Granite Oil Corp.

Granite Oil Corp.

February 22, 2016 08:00 ET

Granite Oil Corp. Announces 2016 Budget and Regulatory Approval of Consolidated EOR Scheme

CALGARY, ALBERTA--(Marketwired - Feb. 22, 2016) -

Editors Note: There is a photo associated with this press release.

GRANITE OIL CORP. ("Granite" or the "Company") (TSX:GXO)(OTCQX:GXOCF) Granite is pleased to announce its budget and guidance for 2016.

Granite also announces that it has received the approval of the Alberta Energy Regulator ("AER") to operate its gas injection enhanced oil recovery ("EOR") scheme on its 100%-owned Alberta Bakken property under a consolidated regulatory framework across 23 contiguous sections of land. This approval is a key milestone for Granite as it provides Granite with additional flexibility to expand and optimize its EOR scheme, a process which forms the backbone of Granite's operational plan for 2016.

Fourth Quarter 2015

Granite drilled two horizontal production wells during the fourth quarter of 2015 and averaged approximately 3,330 bbls/d of oil production during the quarter. Capital expenditures were approximately $8.5 million, including $1.7 million for the expansion of its gas injection facilities, which provides long-term injection capacity for the continued expansion of the EOR scheme. Granite also drilled a vertical test well in the western portion of the Bakken pool at a cost of $1.6 million. This was Granite's final commitment well and continued to expand the size of Granite's Bakken oil resource.

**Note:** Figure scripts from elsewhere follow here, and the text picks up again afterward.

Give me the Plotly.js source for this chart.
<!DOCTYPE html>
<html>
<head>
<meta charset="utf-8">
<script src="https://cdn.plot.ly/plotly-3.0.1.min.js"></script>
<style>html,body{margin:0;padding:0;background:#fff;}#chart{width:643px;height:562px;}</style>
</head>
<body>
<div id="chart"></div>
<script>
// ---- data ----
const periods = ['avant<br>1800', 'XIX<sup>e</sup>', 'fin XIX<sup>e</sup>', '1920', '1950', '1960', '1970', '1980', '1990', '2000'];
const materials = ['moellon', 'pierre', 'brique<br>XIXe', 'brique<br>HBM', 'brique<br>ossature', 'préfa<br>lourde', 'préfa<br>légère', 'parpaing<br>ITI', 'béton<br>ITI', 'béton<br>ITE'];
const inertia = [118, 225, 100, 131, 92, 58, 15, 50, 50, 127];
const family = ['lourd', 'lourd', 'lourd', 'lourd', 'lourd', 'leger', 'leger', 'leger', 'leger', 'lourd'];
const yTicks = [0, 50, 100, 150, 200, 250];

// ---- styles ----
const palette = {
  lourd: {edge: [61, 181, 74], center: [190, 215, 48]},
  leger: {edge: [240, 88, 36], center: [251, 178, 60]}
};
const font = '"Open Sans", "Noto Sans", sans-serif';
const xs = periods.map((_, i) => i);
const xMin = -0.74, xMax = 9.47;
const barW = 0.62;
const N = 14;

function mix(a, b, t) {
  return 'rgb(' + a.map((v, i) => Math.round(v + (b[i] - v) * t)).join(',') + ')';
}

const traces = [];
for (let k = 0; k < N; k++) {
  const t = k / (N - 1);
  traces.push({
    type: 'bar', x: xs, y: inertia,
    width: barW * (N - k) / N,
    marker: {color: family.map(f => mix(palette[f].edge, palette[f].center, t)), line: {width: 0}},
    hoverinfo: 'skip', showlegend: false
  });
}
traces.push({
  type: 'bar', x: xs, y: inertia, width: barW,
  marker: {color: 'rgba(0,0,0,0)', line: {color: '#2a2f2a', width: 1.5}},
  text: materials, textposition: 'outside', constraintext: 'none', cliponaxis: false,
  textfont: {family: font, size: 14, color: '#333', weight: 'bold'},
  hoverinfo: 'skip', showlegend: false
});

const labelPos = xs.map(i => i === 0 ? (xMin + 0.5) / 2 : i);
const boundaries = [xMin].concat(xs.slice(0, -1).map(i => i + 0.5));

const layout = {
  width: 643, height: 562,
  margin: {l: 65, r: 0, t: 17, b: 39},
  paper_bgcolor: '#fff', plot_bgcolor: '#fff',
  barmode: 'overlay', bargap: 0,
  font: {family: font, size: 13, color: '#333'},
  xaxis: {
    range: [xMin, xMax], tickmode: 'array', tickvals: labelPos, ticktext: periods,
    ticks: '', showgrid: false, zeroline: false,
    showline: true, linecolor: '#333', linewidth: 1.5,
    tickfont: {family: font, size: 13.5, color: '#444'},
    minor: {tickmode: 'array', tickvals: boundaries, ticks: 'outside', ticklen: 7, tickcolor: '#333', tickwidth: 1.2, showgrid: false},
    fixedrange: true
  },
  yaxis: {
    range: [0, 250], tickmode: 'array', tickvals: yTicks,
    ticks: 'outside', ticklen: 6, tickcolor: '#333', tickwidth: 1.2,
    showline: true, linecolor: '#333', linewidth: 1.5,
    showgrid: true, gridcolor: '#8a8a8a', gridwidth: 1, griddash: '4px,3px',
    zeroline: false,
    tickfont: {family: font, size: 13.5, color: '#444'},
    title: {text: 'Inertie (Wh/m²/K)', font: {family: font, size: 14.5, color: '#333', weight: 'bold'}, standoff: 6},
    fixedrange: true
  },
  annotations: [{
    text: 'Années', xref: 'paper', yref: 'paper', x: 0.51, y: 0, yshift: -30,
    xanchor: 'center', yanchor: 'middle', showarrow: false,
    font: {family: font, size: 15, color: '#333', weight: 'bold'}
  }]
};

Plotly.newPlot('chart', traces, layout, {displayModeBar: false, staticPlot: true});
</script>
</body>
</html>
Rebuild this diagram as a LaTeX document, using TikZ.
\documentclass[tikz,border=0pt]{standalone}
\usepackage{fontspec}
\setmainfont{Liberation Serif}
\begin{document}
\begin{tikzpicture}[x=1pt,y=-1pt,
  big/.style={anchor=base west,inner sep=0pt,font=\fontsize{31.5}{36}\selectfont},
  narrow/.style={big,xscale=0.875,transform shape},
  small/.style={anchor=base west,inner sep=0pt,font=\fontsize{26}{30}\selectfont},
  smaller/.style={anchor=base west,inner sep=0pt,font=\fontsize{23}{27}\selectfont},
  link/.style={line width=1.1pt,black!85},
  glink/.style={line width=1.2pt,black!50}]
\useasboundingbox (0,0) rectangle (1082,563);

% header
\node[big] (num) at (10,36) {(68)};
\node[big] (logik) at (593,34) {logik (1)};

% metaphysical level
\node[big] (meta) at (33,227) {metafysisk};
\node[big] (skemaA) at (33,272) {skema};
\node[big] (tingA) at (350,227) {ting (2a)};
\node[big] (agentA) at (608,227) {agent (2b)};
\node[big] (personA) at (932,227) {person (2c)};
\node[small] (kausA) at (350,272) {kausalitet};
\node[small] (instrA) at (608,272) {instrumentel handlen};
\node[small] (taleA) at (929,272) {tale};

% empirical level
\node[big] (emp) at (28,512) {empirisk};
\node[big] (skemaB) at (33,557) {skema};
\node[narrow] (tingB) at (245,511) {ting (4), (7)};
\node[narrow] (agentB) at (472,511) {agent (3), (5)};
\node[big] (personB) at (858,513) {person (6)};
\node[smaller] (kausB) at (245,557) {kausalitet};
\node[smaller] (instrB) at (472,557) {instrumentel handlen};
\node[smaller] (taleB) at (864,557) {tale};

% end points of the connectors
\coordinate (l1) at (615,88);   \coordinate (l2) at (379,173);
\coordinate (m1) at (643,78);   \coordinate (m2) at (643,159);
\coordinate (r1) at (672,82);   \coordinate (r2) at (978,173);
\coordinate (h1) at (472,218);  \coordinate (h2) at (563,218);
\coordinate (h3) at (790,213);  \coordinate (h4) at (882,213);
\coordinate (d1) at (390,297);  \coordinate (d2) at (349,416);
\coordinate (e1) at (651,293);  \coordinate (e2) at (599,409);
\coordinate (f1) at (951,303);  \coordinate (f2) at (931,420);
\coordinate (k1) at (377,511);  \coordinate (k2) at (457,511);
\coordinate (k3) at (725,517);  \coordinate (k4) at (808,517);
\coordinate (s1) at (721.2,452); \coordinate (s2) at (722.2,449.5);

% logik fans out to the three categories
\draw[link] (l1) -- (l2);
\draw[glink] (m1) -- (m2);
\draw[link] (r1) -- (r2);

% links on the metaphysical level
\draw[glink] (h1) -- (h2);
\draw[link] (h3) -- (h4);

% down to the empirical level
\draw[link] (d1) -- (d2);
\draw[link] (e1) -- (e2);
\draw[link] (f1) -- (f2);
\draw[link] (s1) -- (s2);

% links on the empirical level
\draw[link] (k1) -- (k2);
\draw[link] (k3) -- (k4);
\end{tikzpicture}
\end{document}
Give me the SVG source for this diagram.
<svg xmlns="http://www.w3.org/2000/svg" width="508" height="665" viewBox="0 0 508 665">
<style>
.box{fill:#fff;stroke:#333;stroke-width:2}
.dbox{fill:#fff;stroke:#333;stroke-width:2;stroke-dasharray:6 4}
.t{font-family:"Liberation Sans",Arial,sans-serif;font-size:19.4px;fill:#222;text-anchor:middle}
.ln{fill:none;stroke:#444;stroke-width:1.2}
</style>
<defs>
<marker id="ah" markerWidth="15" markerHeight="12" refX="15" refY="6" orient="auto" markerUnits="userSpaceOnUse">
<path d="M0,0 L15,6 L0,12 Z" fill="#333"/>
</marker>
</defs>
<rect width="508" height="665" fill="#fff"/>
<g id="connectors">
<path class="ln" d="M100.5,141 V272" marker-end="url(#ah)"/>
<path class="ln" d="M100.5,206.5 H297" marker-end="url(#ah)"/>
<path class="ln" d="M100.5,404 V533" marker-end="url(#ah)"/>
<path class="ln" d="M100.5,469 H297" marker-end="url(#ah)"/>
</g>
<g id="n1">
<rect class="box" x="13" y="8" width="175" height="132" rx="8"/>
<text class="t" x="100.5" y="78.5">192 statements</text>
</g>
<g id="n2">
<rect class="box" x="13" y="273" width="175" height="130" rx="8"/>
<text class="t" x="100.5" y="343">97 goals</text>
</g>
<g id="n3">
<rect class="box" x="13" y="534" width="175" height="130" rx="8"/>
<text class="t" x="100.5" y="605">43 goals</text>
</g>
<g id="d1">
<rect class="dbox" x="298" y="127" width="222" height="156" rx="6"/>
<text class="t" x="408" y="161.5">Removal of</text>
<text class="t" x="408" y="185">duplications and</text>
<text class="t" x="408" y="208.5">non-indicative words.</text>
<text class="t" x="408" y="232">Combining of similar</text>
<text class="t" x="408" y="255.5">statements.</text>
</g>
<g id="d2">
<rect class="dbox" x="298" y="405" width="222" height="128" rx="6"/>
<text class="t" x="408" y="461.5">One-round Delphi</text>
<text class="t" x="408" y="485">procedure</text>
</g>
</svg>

Granite paid down approximately $1.8 million of bank debt during the quarter resulting in year-end net debt of approximately $39.8 million, a 4% reduction relative to September 30, 2015.

2016 Budget

Granite's budget for 2016 is sustainable and is funded by internally generated funds flow. It is designed to bridge the current low commodity price environment plus maximize shareholder value over the long-term. The budget aims to improve Granite's annual production decline rate to 16-18% by year-end which will allow Granite to operate more efficiently in 2017 and beyond. Based on an average WTI oil price of US$32.50, Granite's capital program and dividend obligations will be fully funded by internally generated funds flow. Budget details include:

  • Maintaining Granite's year-end net debt level of approximately $39.8 million, protecting Granite's balance sheet and providing go-forward flexibility. Based on our budget, this level would equate to a debt to cash flow ratio of 1.7 times.
  • Maintaining the current dividend rate of $0.42/share per year (an aggregate annual payout of approximately $12.8 million).
  • At an average WTI oil price of US$32.50, the Company expects oil production volumes will average 3,000 bbls/d in 2016. The Company has the ability to quickly adjust its program, and at an average WTI oil price of US$37.00 in 2016, oil production volumes will average 3,250 bbls/d.
  • Generating funds flow of $23 million at US$32.50.
  • A $10.2 million capital program, consisting of the drilling of four Bakken horizontal wells and expenditures related land acquisitions and facilities.
  • Operational focus on the mitigation of production decline rate through increasing gas injection volumes in the EOR scheme optimizing existing production to achieve voidage replacement ratio ("VRR"; calculated as total volume injected/total volume produced) of 100%, providing improved returns in all commodity price environments.
  • Capital cost reductions for wells drilled of 15% to $1.7 million per well, reflecting current service cost reductions ($2.0 million per well in 2015).
  • Continued improvements on operating cost structure, with forecasted operating costs and G&A costs of $6.00 and $2.50 per barrel of oil, respectively, in-line with second-half 2015 results.
  • Further expansion of Granite's EOR scheme with the commissioning of an eighth injector well on the western side of Granite's Bakken oil pool area. Regulatory approval for this injector well has been obtained.
2016 Budget US $32.50 WTI US $37.00 WTI
Oil Production bbls/d 3,000 3,250
Capex MM$ 10.2 14.2
Dividend ($0.035/month) MM$ 12.8 12.8
Funds Flow MM$ 23.0 27.1
Exit Net debt MM$ 39.8 39.7
All-in Payout Ratio % 100 99
Wells # 4 6
Capex per Well MM$ 1.7 1.7
Royalty % 25.5 28.0
Operating and Transportation $/bbl 7.25 7.25
G&A + interest MM$ 4.3 4.2
Differential to WTI US$/bbl 13.00 13.00
CAD/USD FX Rate $ 1.4 1.4

Risk Management

For the first half of 2016, the Company has an average of 665 bbls/d of oil hedged at an average of $44/bbl U.S. WTI and 750 bbls/d of oil hedged at an average of $77/bbl CAD WTI.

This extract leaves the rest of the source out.